Peraltro, la vita privata del professionista può assumere rilievo deontologico, anche in sede cautelare (CNF n. 65/2020).
Infine, La rilevanza deontologica della vita privata non contrasta con l’art. 8 della Convenzione europea dei diritti dell’uomo (CEDU) inibisce indebite intrusioni e aggressioni alla sfera privata e familiare delle persone, ma lascia integro il potere-dovere delle autorità competenti di valutare e, occorrendo, di sanzionare i comportamenti che si pongano in contrasto con i rispettivi ordinamenti (Cass. n. 23020/2011).
La responsabilità disciplinare dei praticanti avvocati
L’art. 2 co. 2 cdf riproduce pressoché testualmente l’art. 42 co. 1 L. n. 247/2012, ma emendato dal refuso che assoggetta (erroneamente) i praticanti al potere disciplinare del COA anziché del CDD (a quest’ultimo proposito, cfr. questo commento).

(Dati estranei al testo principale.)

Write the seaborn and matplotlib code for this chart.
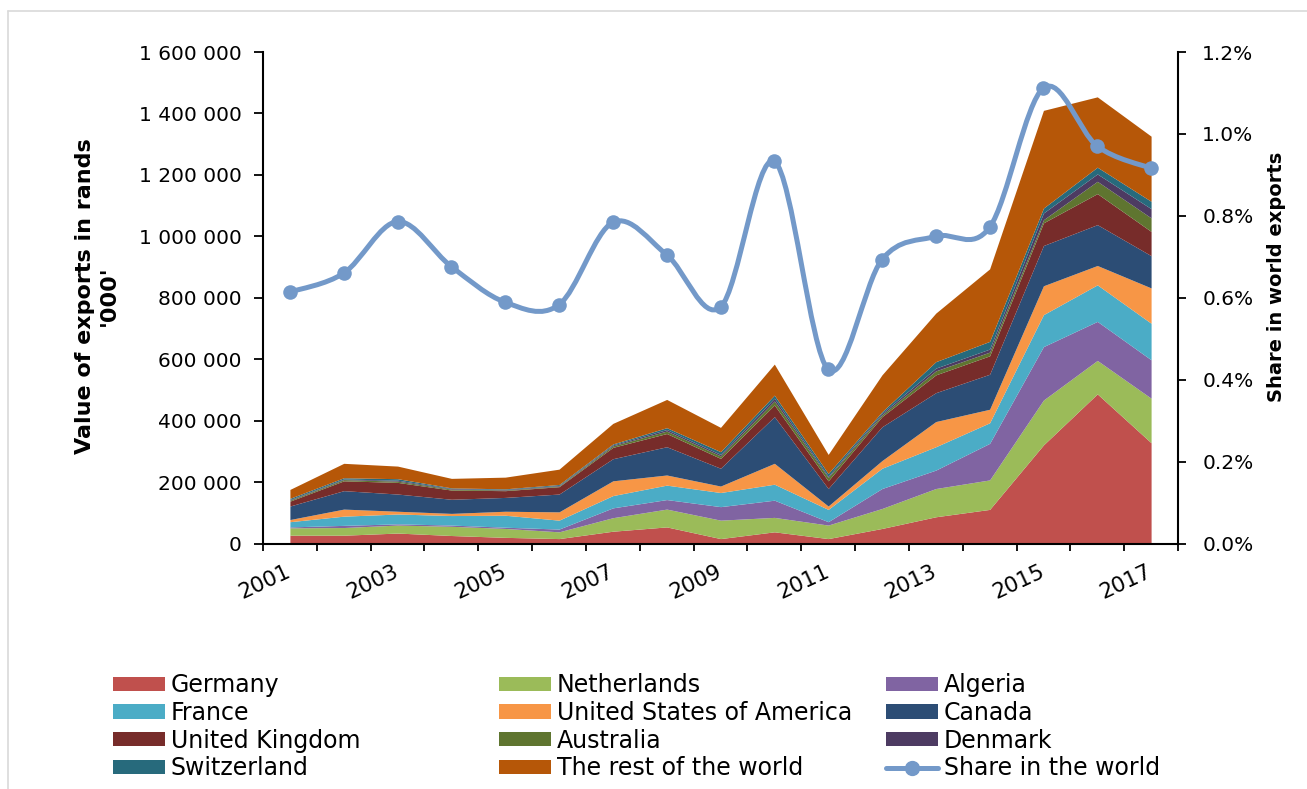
import numpy as np
import matplotlib
matplotlib.use("Agg")
import matplotlib.pyplot as plt
import matplotlib.transforms as mtransforms
import seaborn as sns
from matplotlib.path import Path
from matplotlib.patches import PathPatch, Patch
from matplotlib.lines import Line2D
from matplotlib.ticker import FuncFormatter, FixedLocator

# ---------------- data ('000 rands) ----------------
years = [2001, 2002, 2003, 2004, 2005, 2006, 2007, 2008, 2009,
         2010, 2011, 2012, 2013, 2014, 2015, 2016, 2017]

germany = [27000, 27000, 34000, 26000, 20000, 16000, 40000, 54000, 16000,
           38000, 16000, 49000, 87000, 111000, 321000, 487000, 328000]
netherlands = [24000, 25000, 26000, 30000, 29000, 22000, 44000, 58000, 60000,
               47000, 44000, 65000, 92000, 96000, 146000, 109000, 145000]
algeria = [3000, 7000, 4000, 4000, 4000, 9000, 32000, 31000, 44000,
           56000, 11000, 65000, 60000, 119000, 174000, 127000, 125000]
france = [17000, 30000, 32000, 31000, 39000, 29000, 40000, 47000, 46000,
          52000, 40000, 66000, 76000, 67000, 104000, 119000, 119000]
usa = [7000, 23000, 9000, 7000, 13000, 27000, 48000, 33000, 21000,
       68000, 11000, 25000, 82000, 44000, 94000, 63000, 115000]
canada = [44000, 60000, 56000, 46000, 45000, 58000, 72000, 92000, 58000,
          152000, 57000, 110000, 94000, 114000, 131000, 133000, 105000]
united_kingdom = [16000, 32000, 38000, 30000, 22000, 24000, 37000, 43000, 32000,
                  38000, 25000, 33000, 58000, 60000, 74000, 101000, 79000]
australia = [3000, 4000, 4000, 3000, 2000, 2000, 5000, 8000, 8000,
             13000, 11000, 6000, 13000, 12000, 10000, 40000, 44000]
denmark = [2000, 2000, 3000, 2000, 2000, 2000, 3000, 5000, 5000,
           9000, 4000, 5000, 9000, 10000, 22000, 24000, 30000]
switzerland = [4000, 4000, 5000, 2000, 2000, 3000, 3000, 6000, 9000,
               10000, 9000, 5000, 21000, 25000, 16000, 22000, 24000]
rest_of_world = [29000, 47000, 41000, 31000, 38000, 50000, 67000, 92000, 79000,
                 101000, 62000, 120000, 158000, 236000, 318000, 229000, 212000]

share_pct = [0.614, 0.660, 0.786, 0.676, 0.589, 0.583, 0.784, 0.705, 0.577,
             0.933, 0.425, 0.693, 0.750, 0.772, 1.112, 0.970, 0.916]

series_names = ["Germany", "Netherlands", "Algeria", "France",
                "United States of America", "Canada", "United Kingdom",
                "Australia", "Denmark", "Switzerland", "The rest of the world"]
series_values = [germany, netherlands, algeria, france, usa, canada,
                 united_kingdom, australia, denmark, switzerland, rest_of_world]
colors = ["#C0504D", "#9BBB59", "#8064A2", "#4BACC6", "#F79646", "#2C4D75",
          "#772C2A", "#5F7530", "#4D3B62", "#276A7C", "#B65708"]
line_color = "#7399C9"
line_name = "Share in the world"

# ---------------- figure ----------------
sns.set_style("white")
plt.rcParams["font.family"] = ["DejaVu Sans"]
plt.rcParams["text.color"] = "black"
plt.rcParams["xtick.color"] = "black"
plt.rcParams["ytick.color"] = "black"
plt.rcParams["axes.labelcolor"] = "black"

W, H = 1307, 789
fig = plt.figure(figsize=(W / 100, H / 100), dpi=100)
ax = fig.add_axes([263 / W, 1 - 543.5 / H, (1178 - 263) / W, (543.5 - 52) / H])

xpos = np.arange(len(years))
ax.stackplot(xpos, *[np.asarray(v, dtype=float) for v in series_values],
             colors=colors, linewidth=0)
ax.set_xlim(-0.5, len(years) - 0.5)
ax.set_ylim(0, 1600000)

# spines
for s in ["top", "right"]:
    ax.spines[s].set_visible(False)
for s in ["left", "bottom"]:
    ax.spines[s].set_color("black")
    ax.spines[s].set_linewidth(1.5)

# left y ticks
ax.yaxis.set_major_locator(FixedLocator(np.arange(0, 1600001, 200000)))
ax.yaxis.set_major_formatter(FuncFormatter(lambda v, p: f"{int(v):,}".replace(",", " ")))
ax.tick_params(axis="y", which="major", direction="out", length=6.5, width=1.3,
               pad=9, labelsize=14.5, colors="black", left=True)

# x ticks: boundaries (major, no label) + labels at centres (minor)
ax.set_xticks(np.arange(-0.5, len(years), 1.0))
ax.set_xticklabels([])
ax.tick_params(axis="x", which="major", direction="out", length=5, width=1.3,
               bottom=True, color="black")
lab_pos = xpos[::2]
ax.set_xticks(lab_pos, minor=True)
ax.set_xticklabels([str(years[i]) for i in lab_pos], minor=True)
ax.tick_params(axis="x", which="minor", length=0, pad=13, labelsize=15.5,
               labelcolor="black")
shift = mtransforms.ScaledTranslation(4 / 100, 0, fig.dpi_scale_trans)
for t in ax.get_xticklabels(minor=True):
    t.set_rotation(25)
    t.set_ha("right")
    t.set_va("top")
    t.set_color("black")
    t.set_transform(t.get_transform() + shift)

# secondary axis: share
ax2 = ax.twinx()
pts = np.column_stack([xpos.astype(float), np.asarray(share_pct, dtype=float)])
n = len(pts)
verts = [pts[0]]
codes = [Path.MOVETO]
for i in range(n - 1):
    p0 = pts[max(i - 1, 0)]
    p1 = pts[i]
    p2 = pts[i + 1]
    p3 = pts[min(i + 2, n - 1)]
    c1 = p1 + (p2 - p0) / 6.0
    c2 = p2 - (p3 - p1) / 6.0
    verts += [c1, c2, p2]
    codes += [Path.CURVE4] * 3
curve = PathPatch(Path(verts, codes), facecolor="none", edgecolor=line_color,
                  lw=3.6, capstyle="round", joinstyle="round",
                  transform=ax2.transData, zorder=3)
ax2.add_patch(curve)
sns.scatterplot(x=xpos, y=share_pct, ax=ax2, s=110, color=line_color,
                edgecolor=line_color, linewidth=0, zorder=4, legend=False)
ax2.set_xlim(-0.5, len(years) - 0.5)
ax2.set_ylim(0, 1.2)
ax2.set_ylabel("")
ax2.set_xlabel("")
for s in ["top", "left", "bottom"]:
    ax2.spines[s].set_visible(False)
ax2.spines["right"].set_visible(True)
ax2.spines["right"].set_color("black")
ax2.spines["right"].set_linewidth(1.5)
ax2.yaxis.set_major_locator(FixedLocator(np.arange(0, 1.21, 0.2)))
ax2.yaxis.set_major_formatter(FuncFormatter(lambda v, p: f"{v:.1f}%"))
ax2.tick_params(axis="y", which="major", direction="out", length=5.5, width=1.3,
                pad=12, labelsize=14.5, colors="black", right=True)

# axis titles
fig.text(97 / W, 1 - 296 / H, "Value of exports in rands\n'000'", rotation=90,
         ha="center", va="center", fontsize=16, fontweight="bold",
         multialignment="center", linespacing=1.25, color="black")
fig.text(1276 / W, 1 - 277 / H, "Share in world exports", rotation=90,
         ha="center", va="center", fontsize=14, fontweight="bold", color="black")

# legend: three columns, row-major order as in reference
handles = [Patch(facecolor=c, edgecolor="none") for c in colors]
handles.append(Line2D([], [], color=line_color, lw=3.6, marker="o", ms=10))
labels = series_names + [line_name]
cols_x = [113, 499, 886]
for ci in range(3):
    idx = list(range(ci, 12, 3))
    leg = fig.legend([handles[i] for i in idx], [labels[i] for i in idx],
                     loc="upper left", bbox_to_anchor=(cols_x[ci] / W, 1 - 673 / H),
                     bbox_transform=fig.transFigure, frameon=False, fontsize=17,
                     handlelength=2.2, handleheight=0.55, handletextpad=0.25,
                     labelspacing=0.16, borderpad=0, borderaxespad=0)
    for t in leg.get_texts():
        t.set_color("black")

# light chart border
fig.add_artist(Line2D([7.5 / W, 7.5 / W], [0, 1 - 11 / H], transform=fig.transFigure,
                      color="#D9D9D9", lw=1.2))
fig.add_artist(Line2D([7.5 / W, 1], [1 - 11 / H, 1 - 11 / H], transform=fig.transFigure,
                      color="#D9D9D9", lw=1.2))

fig.savefig("out.png", dpi=100)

Infatti, destinatari delle norme deontologiche non sono solo gli avvocati ma anche i praticanti, ex art. 42 L. n. 247/2012 e art. 57 RD n. 37/1934, a nulla rilevando che i medesimi svolgano o meno il patrocinio e non siano iscritti all’albo ma nel registro speciale dei praticanti; il loro status, infatti, si presenta preliminare a quello dell’avvocato e pertanto sono anch’essi assoggettabili alle norme deontologiche e al potere disciplinare del Consiglio territoriale (CNF n. 193/2019, CNF n. 93/2019, CNF n. 115/2012, CNF n. 100/2007, CNF n. 103/2005, CNF n. 44/2005, CNF n. 189/2002).